En seulement quelques artifices et gestes, cette ouverture signale les paradoxes que charrie l’idée de bonheur : un horizon à atteindre, notamment par l’intermédiaire du travail pour certaines personnes ; un mythe à déconstruire pour d’autres ; voire une injonction venant parfois escamoter les rapports de classe et de domination en poussant à toutes les contorsions. Dans La tête sous l’eau, c’est bien dans son dialogue avec le travail que la notion chemine, dépliant une forme modeste – le spectacle étant destiné à jouer pour partie dans des lieux non-théâtraux – et permettant à quatre jeunes artistes d’éprouver une première expérience professionnelle au long cours. Écrite par Myriam Boudenia en 2016 dans le cadre du festival En acte(s), qui commandait à de jeunes autrices et auteurs des textes brefs sur un sujet d’actualité – ensuite mis en scène par de jeunes metteuses ou metteurs en scène –, La tête sous l’eau raconte l’itinéraire d’Irène.
Autour de cette quinquagénaire qui organise son pot de départ, gravitent Delphine – sa fille à qui l’on a proposé une mutation à Londres et qui se retrouve investie dans le mouvement Nuit Debout –, Julien – un océanologue devenu autoentrepreneur et livreur à vélo – et un médecin. Cette « tête sous l’eau » renvoie autant aux difficultés de Delphine et de Julien – qui croise un conseiller France Travail, un banquier et un agent immobilier – qu’à la position d’Irène. Une position ambiguë, car, si aux yeux de sa fille – sorte de miroir des injonctions au rendement et à la nécessité de travailler –, elle est sur la touche, Irène en profite pour se consacrer à un désir trop longtemps enfoui : s’exercer à l’apnée dans le but de plonger dans les profondeurs marines. D’un côté, se tiennent donc Irène, ses rêves et ses aspirations – l’univers aquatique et maritime, largement métaphorique, se déployant par un travail de création sonore, mais également par de la vidéo et l’évolution scénographique du panneau mural en fond de scène – et, de l’autre, toute la galerie de personnages qui, brièveté du texte oblige, apparaissent plus comme des figures.

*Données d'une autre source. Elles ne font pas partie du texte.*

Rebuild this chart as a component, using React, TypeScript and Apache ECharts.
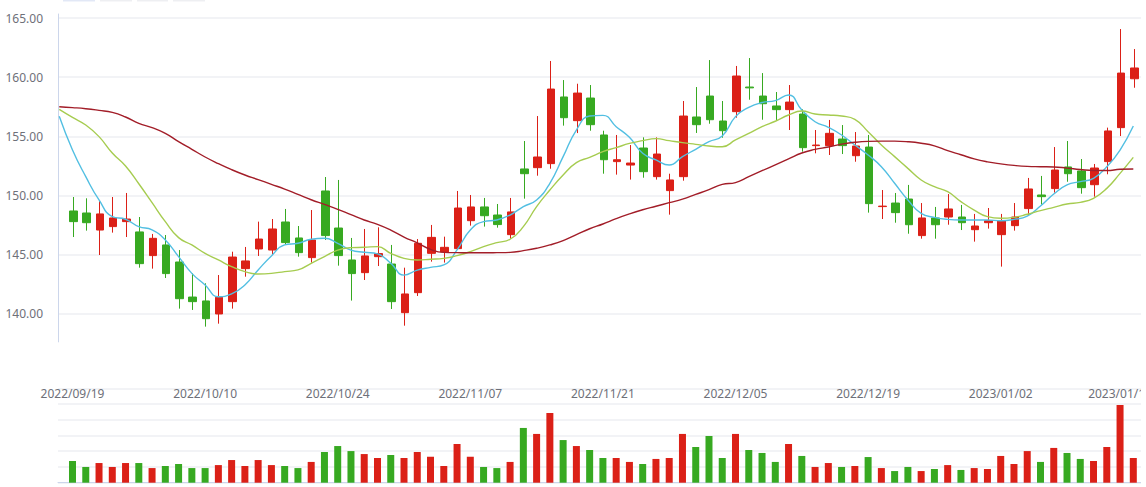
import React, { useEffect, useRef } from 'react';
import * as echarts from 'echarts';

// Trading days shown on the chart
const dates: string[] = [
  '2022/09/19', '2022/09/20', '2022/09/21', '2022/09/22', '2022/09/23', '2022/09/26', '2022/09/27', '2022/09/28', '2022/09/29', '2022/09/30',
  '2022/10/10', '2022/10/11', '2022/10/12', '2022/10/13', '2022/10/14', '2022/10/17', '2022/10/18', '2022/10/19', '2022/10/20', '2022/10/21',
  '2022/10/24', '2022/10/25', '2022/10/26', '2022/10/27', '2022/10/28', '2022/10/31', '2022/11/01', '2022/11/02', '2022/11/03', '2022/11/04',
  '2022/11/07', '2022/11/08', '2022/11/09', '2022/11/10', '2022/11/11', '2022/11/14', '2022/11/15', '2022/11/16', '2022/11/17', '2022/11/18',
  '2022/11/21', '2022/11/22', '2022/11/23', '2022/11/24', '2022/11/25', '2022/11/28', '2022/11/29', '2022/11/30', '2022/12/01', '2022/12/02',
  '2022/12/05', '2022/12/06', '2022/12/07', '2022/12/08', '2022/12/09', '2022/12/12', '2022/12/13', '2022/12/14', '2022/12/15', '2022/12/16',
  '2022/12/19', '2022/12/20', '2022/12/21', '2022/12/22', '2022/12/23', '2022/12/26', '2022/12/27', '2022/12/28', '2022/12/29', '2022/12/30',
  '2023/01/02', '2023/01/03', '2023/01/04', '2023/01/05', '2023/01/06', '2023/01/09', '2023/01/10', '2023/01/11', '2023/01/12', '2023/01/13',
  '2023/01/16',
];

// Indices of the dates that carry an axis label
const labelIndices: number[] = [0, 10, 20, 30, 40, 50, 60, 70, 79];

// [open, close, low, high]
const ohlc: number[][] = [
  [148.70, 147.80, 146.50, 149.88], [148.53, 147.71, 147.04, 149.77], [147.09, 148.45, 144.98, 149.54], [147.38, 148.11, 146.87, 149.88],
  [147.80, 148.02, 146.50, 150.22], [146.93, 144.25, 143.91, 148.19], [144.93, 146.39, 143.83, 146.76], [145.83, 143.41, 143.04, 146.67],
  [144.39, 141.29, 140.45, 145.40], [141.43, 141.04, 140.34, 143.43], [141.10, 139.60, 138.93, 142.59], [140.00, 141.41, 139.18, 143.29],
  [141.04, 144.81, 140.45, 145.26], [143.83, 144.48, 143.15, 145.66], [145.49, 146.33, 144.90, 147.80], [145.40, 147.18, 145.01, 148.02],
  [147.77, 146.03, 145.90, 148.87], [146.42, 145.18, 144.84, 147.43], [144.76, 146.25, 144.34, 148.78], [150.39, 146.62, 146.25, 151.57],
  [147.26, 144.93, 144.08, 151.32], [144.56, 143.41, 141.13, 146.42], [143.49, 144.90, 142.87, 147.18], [144.84, 145.10, 144.05, 147.32],
  [144.22, 141.04, 140.42, 145.83], [140.11, 141.69, 139.01, 143.91], [141.80, 145.97, 141.52, 146.33], [145.12, 146.47, 144.42, 147.52],
  [145.24, 145.63, 144.34, 146.53], [145.52, 148.95, 145.41, 150.39], [147.88, 149.04, 147.46, 150.05], [149.04, 148.30, 147.38, 149.80],
  [148.36, 147.55, 147.29, 149.29], [146.70, 148.62, 146.36, 149.80], [152.25, 151.85, 149.74, 154.61], [152.36, 153.26, 151.68, 156.72],
  [152.70, 159.00, 152.27, 161.37], [158.33, 156.58, 155.91, 159.76], [156.33, 158.66, 155.28, 159.45], [158.24, 155.99, 155.48, 159.34],
  [155.12, 153.03, 151.85, 155.48], [152.87, 153.03, 151.77, 155.12], [152.58, 152.75, 151.35, 154.27], [154.02, 152.02, 151.51, 154.92],
  [151.60, 153.51, 151.35, 154.92], [150.42, 151.32, 148.39, 151.85], [151.60, 156.72, 151.26, 157.99], [156.64, 155.99, 155.29, 159.17],
  [158.41, 156.41, 156.07, 161.45], [156.30, 155.48, 154.89, 157.99], [157.09, 160.10, 156.58, 160.95], [159.17, 159.10, 158.10, 161.62],
  [158.41, 157.76, 156.41, 160.35], [157.57, 157.26, 156.39, 158.75], [157.26, 157.90, 155.54, 159.34], [156.89, 154.05, 153.71, 157.29],
  [154.22, 154.27, 153.57, 155.54], [154.22, 155.26, 153.43, 156.39], [154.78, 154.22, 153.51, 155.96], [153.37, 154.19, 152.86, 155.37],
  [154.10, 149.32, 148.56, 155.12], [149.07, 149.11, 148.02, 150.47], [149.37, 148.56, 147.71, 150.22], [149.71, 147.54, 146.78, 150.90],
  [146.62, 148.11, 146.36, 149.37], [148.11, 147.54, 146.36, 149.04], [148.19, 148.87, 147.54, 150.13], [148.19, 147.71, 147.09, 149.21],
  [147.12, 147.43, 146.11, 148.45], [147.71, 147.88, 147.21, 148.95], [146.70, 147.85, 144.00, 148.45], [147.46, 148.19, 147.04, 149.37],
  [148.90, 150.56, 148.31, 151.49], [150.05, 149.91, 149.24, 151.66], [150.59, 152.16, 150.25, 154.10], [152.42, 151.85, 151.17, 154.61],
  [152.08, 150.67, 150.16, 153.09], [150.92, 152.33, 149.91, 152.67], [152.87, 155.46, 151.80, 155.74], [155.74, 160.35, 155.03, 164.07],
  [159.87, 160.78, 159.11, 162.38],
];

const volumes: number[] = [
  13.8, 10.0, 12.5, 10.0, 12.5, 12.5, 9.3, 10.6, 11.9, 9.3,
  9.3, 11.2, 14.4, 10.6, 14.4, 11.2, 10.6, 9.3, 13.2, 19.5,
  23.3, 20.1, 18.2, 15.7, 17.6, 15.7, 19.5, 16.5, 10.6, 24.6,
  16.5, 10.0, 9.3, 13.2, 34.8, 31.0, 44.3, 27.1, 23.3, 20.8,
  15.7, 15.7, 13.2, 11.9, 15.1, 15.7, 31.0, 22.7, 29.7, 15.7,
  31.0, 20.8, 18.9, 13.2, 24.6, 17.0, 10.0, 12.5, 10.0, 10.6,
  16.3, 9.3, 7.4, 10.0, 7.4, 8.7, 11.2, 8.1, 9.3, 8.7,
  17.0, 11.9, 20.1, 13.2, 22.1, 18.9, 15.1, 13.8, 22.7, 49.4,
  15.7,
];

// Moving averages; the first value belongs to the session before the first shown date
const maStart = -1;
const ma5: number[] = [
  156.7,
  153.85, 151.6, 149.63, 148.22, 148.0, 147.38, 147.1, 146.25, 144.84, 143.43,
  142.45, 141.46, 141.69, 142.45, 143.72, 144.9, 145.83, 145.97, 146.31, 146.39,
  145.97, 145.4, 145.21, 145.07, 144.28, 143.28, 143.7, 143.94, 144.14, 145.41,
  147.09, 147.8, 147.94, 148.36, 149.07, 149.63, 151.04, 153.29, 155.54, 156.72,
  156.78, 155.82, 154.92, 153.57, 153.01, 152.58, 153.29, 153.91, 154.55, 155.03,
  156.67, 157.45, 157.86, 158.02, 158.5, 157.23, 156.24, 155.77, 155.12, 154.27,
  153.43, 152.44, 151.04, 149.63, 148.5, 148.16, 147.99, 147.94, 147.94, 147.94,
  147.88, 147.99, 148.27, 149.12, 150.13, 150.9, 151.18, 151.46, 152.44, 153.85,
  155.88,
];
const ma10: number[] = [
  157.28,
  156.6, 155.96, 154.98, 153.6, 152.5, 151.0, 149.4, 147.8, 146.45, 145.83,
  145.12, 144.56, 144.0, 143.58, 143.38, 143.43, 143.58, 143.72, 144.28, 144.84,
  145.4, 145.6, 145.63, 145.69, 145.12, 144.7, 144.56, 144.62, 144.7, 144.93,
  145.26, 145.69, 146.03, 146.31, 147.38, 149.07, 150.47, 151.74, 152.78, 153.23,
  153.71, 154.05, 154.41, 154.64, 154.81, 154.64, 154.47, 154.33, 154.19, 154.13,
  154.7, 155.26, 155.82, 156.28, 156.81, 157.14, 156.89, 156.81, 156.72, 156.44,
  155.4, 154.27, 153.29, 152.3, 151.32, 150.75, 150.33, 149.49, 148.78, 148.22,
  148.08, 148.16, 148.42, 148.73, 149.01, 149.29, 149.43, 149.77, 150.61, 151.88,
  153.23,
];
const ma30: number[] = [
  157.5,
  157.43, 157.34, 157.2, 157.03, 156.64, 156.1, 155.74, 155.26, 154.56, 153.91,
  153.26, 152.7, 152.19, 151.74, 151.35, 150.95, 150.55, 150.1, 149.65, 149.25,
  148.84, 148.39, 147.94, 147.57, 147.09, 146.5, 146.0, 145.45, 145.2, 145.18,
  145.17, 145.17, 145.18, 145.2, 145.35, 145.55, 145.83, 146.2, 146.7, 147.2,
  147.6, 148.05, 148.45, 148.8, 149.1, 149.4, 149.7, 150.1, 150.5, 150.95,
  151.1, 151.6, 152.1, 152.6, 153.1, 153.6, 153.9, 154.1, 154.35, 154.5,
  154.58, 154.6, 154.6, 154.55, 154.42, 154.2, 153.8, 153.45, 153.1, 152.85,
  152.68, 152.55, 152.47, 152.44, 152.42, 152.32, 152.2, 152.12, 152.12, 152.22,
  152.25,
];

const RED = '#db2017';
const GREEN = '#37a921';
const AXIS = '#ccd6eb';
const SPLIT = '#f2f3f6';
const LABEL = '#6e7079';
const FONT = '"Noto Sans", sans-serif';

export default function App() {
  const ref = useRef<HTMLDivElement>(null);

  useEffect(() => {
    if (!ref.current) return;
    const chart = echarts.init(ref.current, undefined, { renderer: 'svg' });
    const xMin = -1.094;
    const xMax = 80.58;
    const yMin = 137.64;
    const yMax = 165.34;
    const hidden = {
      axisLine: { show: false, onZero: false },
      axisTick: { show: false },
      axisLabel: { show: false },
      splitLine: { show: false },
    };

    chart.setOption({
      animation: false,
      textStyle: { fontFamily: FONT },
      graphic: [
        { type: 'rect', shape: { x: 63, y: 0, width: 32, height: 1.5 }, style: { fill: '#e2e8f6' } },
        { type: 'rect', shape: { x: 100, y: 0, width: 32, height: 1.5 }, style: { fill: '#eeeff2' } },
        { type: 'rect', shape: { x: 137, y: 0, width: 31, height: 1.5 }, style: { fill: '#eeeff2' } },
        { type: 'rect', shape: { x: 173, y: 0, width: 32, height: 1.5 }, style: { fill: '#eeeff2' } },
      ],
      grid: [
        // candles
        { left: 66.67, top: 14, width: 1074.33, height: 327.9, outerBoundsMode: 'none', containLabel: false },
        // price axis, moving averages
        { left: 58, top: 14, width: 1083, height: 327.9, outerBoundsMode: 'none', containLabel: false },
        // volume
        { left: 58, top: 388.3, width: 1083, height: 94.4, outerBoundsMode: 'none', containLabel: false },
      ],
      xAxis: [
        { type: 'category', gridIndex: 0, data: dates, boundaryGap: true, ...hidden },
        {
          type: 'value', gridIndex: 1, min: xMin, max: xMax,
          axisLine: { show: false, onZero: false }, axisTick: { show: false }, splitLine: { show: false },
          axisLabel: {
            margin: 46, color: LABEL, fontSize: 12, fontFamily: FONT,
            customValues: labelIndices,
            formatter: (v: number) => dates[Math.round(v)] ?? '',
          },
        },
        {
          type: 'value', gridIndex: 2, min: xMin, max: xMax,
          axisLine: { show: true, onZero: false, lineStyle: { color: AXIS, width: 1 } },
          axisTick: { show: false }, axisLabel: { show: false }, splitLine: { show: false },
        },
      ],
      yAxis: [
        { type: 'value', gridIndex: 0, min: yMin, max: yMax, ...hidden },
        {
          type: 'value', gridIndex: 1, min: yMin, max: yMax, splitNumber: 5,
          axisLine: { show: true, onZero: false, lineStyle: { color: AXIS, width: 1 } },
          axisTick: { show: false },
          axisLabel: {
            margin: 15, color: LABEL, fontSize: 12, fontFamily: FONT,
            showMinLabel: false, showMaxLabel: false,
            formatter: (v: number) => v.toFixed(2),
          },
          splitLine: { show: true, showMinLine: false, showMaxLine: false, lineStyle: { color: SPLIT, width: 2 } },
        },
        {
          type: 'value', gridIndex: 2, min: 0, max: 60, interval: 10,
          axisLine: { show: false, onZero: false }, axisTick: { show: false }, axisLabel: { show: false },
          splitLine: { show: true, lineStyle: { color: SPLIT, width: 2 } },
        },
      ],
      series: [
        {
          name: 'K', type: 'candlestick', xAxisIndex: 0, yAxisIndex: 0,
          barWidth: 8,
          data: ohlc,
          itemStyle: { color: RED, color0: GREEN, borderColor: RED, borderColor0: GREEN, borderWidth: 1 },
        },
        {
          name: 'MA5', type: 'line', xAxisIndex: 1, yAxisIndex: 1, smooth: true, showSymbol: false,
          data: ma5.map((v, k) => [k + maStart, v]),
          lineStyle: { color: '#52bfe2', width: 1.4 }, itemStyle: { color: '#52bfe2' },
        },
        {
          name: 'MA10', type: 'line', xAxisIndex: 1, yAxisIndex: 1, smooth: true, showSymbol: false,
          data: ma10.map((v, k) => [k + maStart, v]),
          lineStyle: { color: '#a6cc50', width: 1.4 }, itemStyle: { color: '#a6cc50' },
        },
        {
          name: 'MA30', type: 'line', xAxisIndex: 1, yAxisIndex: 1, smooth: true, showSymbol: false,
          data: ma30.map((v, k) => [k + maStart, v]),
          lineStyle: { color: '#a21d28', width: 1.4 }, itemStyle: { color: '#a21d28' },
        },
        {
          name: 'Volume', type: 'bar', xAxisIndex: 2, yAxisIndex: 2, barWidth: 7,
          data: volumes.map((v, i) => ({
            value: [i, v],
            itemStyle: { color: ohlc[i][1] >= ohlc[i][0] ? RED : GREEN },
          })),
        },
      ],
    });

    return () => chart.dispose();
  }, []);

  return (
    <div
      ref={ref}
      style={{ position: 'absolute', left: 0, top: 0, width: 1141, height: 487, overflow: 'hidden' }}
    />
  );
}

Si un texte plus développé aurait donné encore davantage d’ampleur à la critique de la généralisation de la précarité pour « préserver » le travail – au prix de conditions de vie tenables –, comme à celle de la pensée qu’un épanouissement passe par le travail, l’écriture preste et ramassée génère un rythme enlevé. Un rythme également soutenu par les choix de direction d’acteurs de Louise Vignaud. La metteuse en scène accentue l’aspect caricatural de certains personnages – comme les agents de diverses institutions (banque, France Travail, etc.) – qui se révèlent farcesques par leur ironie grinçante ou leur cynisme, cette mécanique du rire appuyant le caractère inéluctable des dispositifs. Porté avec un engagement énergique et joyeux par les quatre élèves-acteur·rices de l’ERACM accueillis en apprentissage à La Criée, le spectacle souffrait encore de quelques fragilités d’interprétation le soir de sa première. Toutefois, ces quelques manques de justesse ou séquences en force, dont on imagine qu’elles s’estomperont au fil des représentations, n’oblitèrent pas le propos du spectacle.
Quoique travaillant l’humour, La tête sous l’eau s’avère réaliste dans son pessimisme – d’autant que depuis 2016 la précarité s’est accentuée et les réformes de l’assurance-chômage ont encore durci les conditions d’indemnisation –, voire pessimiste tout court, puisque le spectacle se termine sur un cinglant rappel à l’ordre à l’attention d’Irène. Se dédiant à son rêve et se coupant du monde, la femme est internée et reçoit, en guise de cadeau final, une peluche de la part de Julien – là où le texte indiquait des poissons rouges. Un choix qui accentue l’infantilisation à laquelle elle est réduite. Et, même si l’ensemble est ponctué d’autres séquences en voix-off évoquant le travail comme un rêve le plus fou – allant de la téléportation à l’installation en Ardèche pour s’occuper d’une châtaigneraie –, la trajectoire générale est celle de personnages majoritairement dans l’incapacité de déserter une société dont les règles les entravent.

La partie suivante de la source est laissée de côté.